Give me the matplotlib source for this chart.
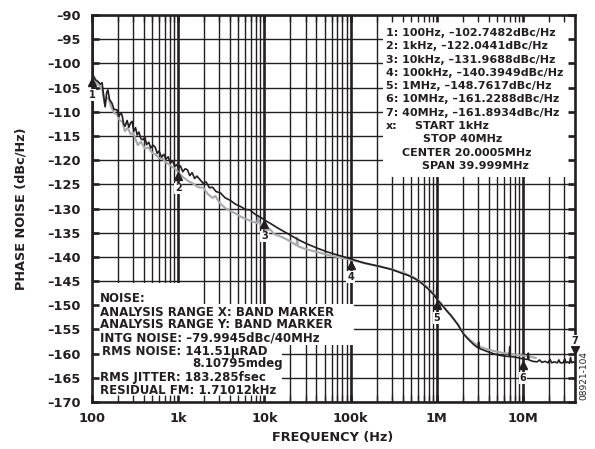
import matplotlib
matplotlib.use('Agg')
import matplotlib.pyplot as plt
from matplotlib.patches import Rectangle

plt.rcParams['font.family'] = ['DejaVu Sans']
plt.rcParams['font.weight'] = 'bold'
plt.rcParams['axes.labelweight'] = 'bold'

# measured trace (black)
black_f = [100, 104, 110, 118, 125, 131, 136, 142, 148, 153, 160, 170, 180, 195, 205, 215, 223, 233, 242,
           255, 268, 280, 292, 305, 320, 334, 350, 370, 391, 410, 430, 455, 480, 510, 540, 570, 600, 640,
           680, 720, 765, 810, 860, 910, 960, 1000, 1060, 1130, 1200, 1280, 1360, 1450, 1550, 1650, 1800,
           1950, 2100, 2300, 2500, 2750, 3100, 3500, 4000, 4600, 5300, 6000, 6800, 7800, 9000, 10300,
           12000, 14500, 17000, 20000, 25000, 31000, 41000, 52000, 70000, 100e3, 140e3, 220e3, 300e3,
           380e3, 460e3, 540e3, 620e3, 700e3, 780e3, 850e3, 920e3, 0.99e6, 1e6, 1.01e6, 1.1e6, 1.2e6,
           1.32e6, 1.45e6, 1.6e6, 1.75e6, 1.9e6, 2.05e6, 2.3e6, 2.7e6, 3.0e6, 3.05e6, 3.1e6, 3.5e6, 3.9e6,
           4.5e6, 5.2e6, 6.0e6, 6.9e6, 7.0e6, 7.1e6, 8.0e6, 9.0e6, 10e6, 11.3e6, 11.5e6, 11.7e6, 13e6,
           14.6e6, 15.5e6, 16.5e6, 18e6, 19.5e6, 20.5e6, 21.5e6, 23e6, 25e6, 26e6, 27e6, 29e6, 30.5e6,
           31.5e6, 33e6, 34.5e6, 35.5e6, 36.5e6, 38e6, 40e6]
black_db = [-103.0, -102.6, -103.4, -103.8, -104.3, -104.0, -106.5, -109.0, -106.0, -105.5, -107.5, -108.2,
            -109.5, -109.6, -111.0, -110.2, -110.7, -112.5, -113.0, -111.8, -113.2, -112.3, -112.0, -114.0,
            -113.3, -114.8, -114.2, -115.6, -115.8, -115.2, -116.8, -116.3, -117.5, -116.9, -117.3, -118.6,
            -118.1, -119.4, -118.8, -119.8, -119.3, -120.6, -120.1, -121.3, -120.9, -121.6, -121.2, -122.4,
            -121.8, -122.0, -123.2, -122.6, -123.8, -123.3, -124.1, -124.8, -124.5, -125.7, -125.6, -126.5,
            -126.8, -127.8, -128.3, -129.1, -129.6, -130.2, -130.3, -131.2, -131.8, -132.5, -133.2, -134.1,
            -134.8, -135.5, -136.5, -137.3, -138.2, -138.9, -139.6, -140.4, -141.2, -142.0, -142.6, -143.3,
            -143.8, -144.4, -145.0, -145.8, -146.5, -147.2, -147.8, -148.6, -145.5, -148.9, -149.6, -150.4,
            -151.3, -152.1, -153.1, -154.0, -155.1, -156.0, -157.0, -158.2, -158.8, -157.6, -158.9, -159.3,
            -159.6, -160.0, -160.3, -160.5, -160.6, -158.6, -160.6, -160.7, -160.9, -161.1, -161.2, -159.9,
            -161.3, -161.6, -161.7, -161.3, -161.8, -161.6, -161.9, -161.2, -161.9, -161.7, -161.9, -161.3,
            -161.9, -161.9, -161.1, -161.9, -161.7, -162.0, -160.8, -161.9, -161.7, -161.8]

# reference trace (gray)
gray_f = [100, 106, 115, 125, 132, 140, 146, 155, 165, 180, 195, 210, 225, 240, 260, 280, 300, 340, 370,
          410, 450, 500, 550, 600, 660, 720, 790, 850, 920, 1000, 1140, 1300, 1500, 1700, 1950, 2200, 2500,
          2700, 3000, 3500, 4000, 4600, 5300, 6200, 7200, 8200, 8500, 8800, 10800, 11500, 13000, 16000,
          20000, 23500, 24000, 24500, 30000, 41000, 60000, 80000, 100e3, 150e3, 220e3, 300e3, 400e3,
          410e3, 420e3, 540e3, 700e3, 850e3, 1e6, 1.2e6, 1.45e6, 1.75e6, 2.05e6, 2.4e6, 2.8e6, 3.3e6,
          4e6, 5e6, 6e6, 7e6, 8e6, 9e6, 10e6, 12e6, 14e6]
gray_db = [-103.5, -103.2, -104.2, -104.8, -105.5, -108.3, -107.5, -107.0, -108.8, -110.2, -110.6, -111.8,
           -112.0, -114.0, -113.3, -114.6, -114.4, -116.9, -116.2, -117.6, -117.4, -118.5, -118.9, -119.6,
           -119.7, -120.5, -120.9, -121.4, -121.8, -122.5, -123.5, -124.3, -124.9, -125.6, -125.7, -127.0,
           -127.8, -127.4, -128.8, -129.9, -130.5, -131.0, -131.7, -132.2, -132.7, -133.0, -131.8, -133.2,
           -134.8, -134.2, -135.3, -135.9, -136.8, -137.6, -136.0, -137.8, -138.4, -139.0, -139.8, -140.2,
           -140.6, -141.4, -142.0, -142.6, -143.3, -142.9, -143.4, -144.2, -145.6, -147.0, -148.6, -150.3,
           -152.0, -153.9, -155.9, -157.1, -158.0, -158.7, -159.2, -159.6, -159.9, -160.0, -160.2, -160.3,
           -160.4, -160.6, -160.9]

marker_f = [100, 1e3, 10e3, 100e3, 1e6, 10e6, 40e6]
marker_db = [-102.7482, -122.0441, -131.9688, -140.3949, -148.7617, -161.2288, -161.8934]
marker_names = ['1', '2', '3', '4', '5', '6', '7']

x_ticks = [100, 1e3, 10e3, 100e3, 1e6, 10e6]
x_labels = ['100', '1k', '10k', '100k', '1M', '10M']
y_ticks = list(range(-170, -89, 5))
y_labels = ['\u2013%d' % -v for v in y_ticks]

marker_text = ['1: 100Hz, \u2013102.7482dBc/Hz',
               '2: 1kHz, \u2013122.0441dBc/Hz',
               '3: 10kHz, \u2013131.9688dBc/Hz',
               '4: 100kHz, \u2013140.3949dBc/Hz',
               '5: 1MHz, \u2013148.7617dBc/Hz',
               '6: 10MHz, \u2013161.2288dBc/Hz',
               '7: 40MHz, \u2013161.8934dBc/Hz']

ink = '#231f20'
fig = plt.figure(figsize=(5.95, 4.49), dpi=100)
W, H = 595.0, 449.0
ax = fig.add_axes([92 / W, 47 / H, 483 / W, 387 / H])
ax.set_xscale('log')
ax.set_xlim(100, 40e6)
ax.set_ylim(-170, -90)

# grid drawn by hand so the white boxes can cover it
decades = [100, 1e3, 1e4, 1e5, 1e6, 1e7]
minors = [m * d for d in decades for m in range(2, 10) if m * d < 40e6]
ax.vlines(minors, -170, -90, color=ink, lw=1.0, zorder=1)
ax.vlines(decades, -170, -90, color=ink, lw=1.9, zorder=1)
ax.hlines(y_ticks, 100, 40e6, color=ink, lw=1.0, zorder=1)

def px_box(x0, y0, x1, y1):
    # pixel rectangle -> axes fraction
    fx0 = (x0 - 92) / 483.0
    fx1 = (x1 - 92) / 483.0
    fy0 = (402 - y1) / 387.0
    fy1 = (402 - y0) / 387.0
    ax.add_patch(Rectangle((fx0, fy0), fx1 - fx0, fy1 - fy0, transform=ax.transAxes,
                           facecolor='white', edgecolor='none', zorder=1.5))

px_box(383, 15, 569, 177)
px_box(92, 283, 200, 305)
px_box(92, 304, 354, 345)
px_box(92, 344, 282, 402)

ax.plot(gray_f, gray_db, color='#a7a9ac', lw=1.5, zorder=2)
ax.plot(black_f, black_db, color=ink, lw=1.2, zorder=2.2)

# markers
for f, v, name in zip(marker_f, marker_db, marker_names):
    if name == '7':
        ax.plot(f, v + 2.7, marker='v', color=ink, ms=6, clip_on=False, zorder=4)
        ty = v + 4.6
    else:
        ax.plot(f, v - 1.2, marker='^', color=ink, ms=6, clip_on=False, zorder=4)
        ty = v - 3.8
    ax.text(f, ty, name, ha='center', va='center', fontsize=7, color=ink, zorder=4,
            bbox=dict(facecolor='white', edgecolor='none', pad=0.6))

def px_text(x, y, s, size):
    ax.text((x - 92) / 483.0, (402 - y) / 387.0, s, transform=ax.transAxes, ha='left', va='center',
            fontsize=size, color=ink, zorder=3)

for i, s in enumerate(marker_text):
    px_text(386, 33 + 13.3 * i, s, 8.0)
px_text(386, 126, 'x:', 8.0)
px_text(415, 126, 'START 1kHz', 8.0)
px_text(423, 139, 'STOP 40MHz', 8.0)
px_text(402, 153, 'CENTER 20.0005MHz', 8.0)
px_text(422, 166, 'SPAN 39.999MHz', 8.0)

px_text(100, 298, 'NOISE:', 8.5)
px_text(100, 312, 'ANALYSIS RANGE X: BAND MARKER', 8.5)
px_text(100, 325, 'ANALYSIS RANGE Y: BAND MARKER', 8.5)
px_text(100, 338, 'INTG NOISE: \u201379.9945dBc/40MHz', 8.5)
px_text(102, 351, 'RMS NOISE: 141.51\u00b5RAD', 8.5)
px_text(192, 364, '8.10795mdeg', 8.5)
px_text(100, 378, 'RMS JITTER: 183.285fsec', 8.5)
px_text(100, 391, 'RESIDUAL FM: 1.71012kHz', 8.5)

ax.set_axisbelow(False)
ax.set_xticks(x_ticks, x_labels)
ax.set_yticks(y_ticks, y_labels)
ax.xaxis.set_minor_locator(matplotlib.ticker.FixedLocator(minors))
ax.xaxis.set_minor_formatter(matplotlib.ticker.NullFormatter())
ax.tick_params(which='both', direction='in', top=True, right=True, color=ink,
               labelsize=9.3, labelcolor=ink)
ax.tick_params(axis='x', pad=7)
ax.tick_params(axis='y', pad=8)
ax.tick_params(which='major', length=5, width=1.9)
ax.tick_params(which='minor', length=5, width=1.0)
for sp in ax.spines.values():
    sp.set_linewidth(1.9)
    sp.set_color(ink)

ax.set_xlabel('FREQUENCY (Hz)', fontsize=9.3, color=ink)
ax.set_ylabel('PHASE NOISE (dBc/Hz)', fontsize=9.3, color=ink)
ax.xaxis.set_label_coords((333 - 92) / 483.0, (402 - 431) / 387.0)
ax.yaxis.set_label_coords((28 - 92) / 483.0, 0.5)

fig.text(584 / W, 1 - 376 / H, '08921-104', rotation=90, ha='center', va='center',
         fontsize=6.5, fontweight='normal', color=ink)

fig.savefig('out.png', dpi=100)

• _Goal of the exercise_
Exactly as written, please give again the lines from the beginning of the listing through the line containing "plt.rcParams['axes.labelweight'] = 'bold'", inclusive, without any pictures.

• _Correct answer_
Give me the matplotlib source for this chart.
import matplotlib
matplotlib.use('Agg')
import matplotlib.pyplot as plt
from matplotlib.patches import Rectangle

plt.rcParams['font.family'] = ['DejaVu Sans']
plt.rcParams['font.weight'] = 'bold'
plt.rcParams['axes.labelweight'] = 'bold'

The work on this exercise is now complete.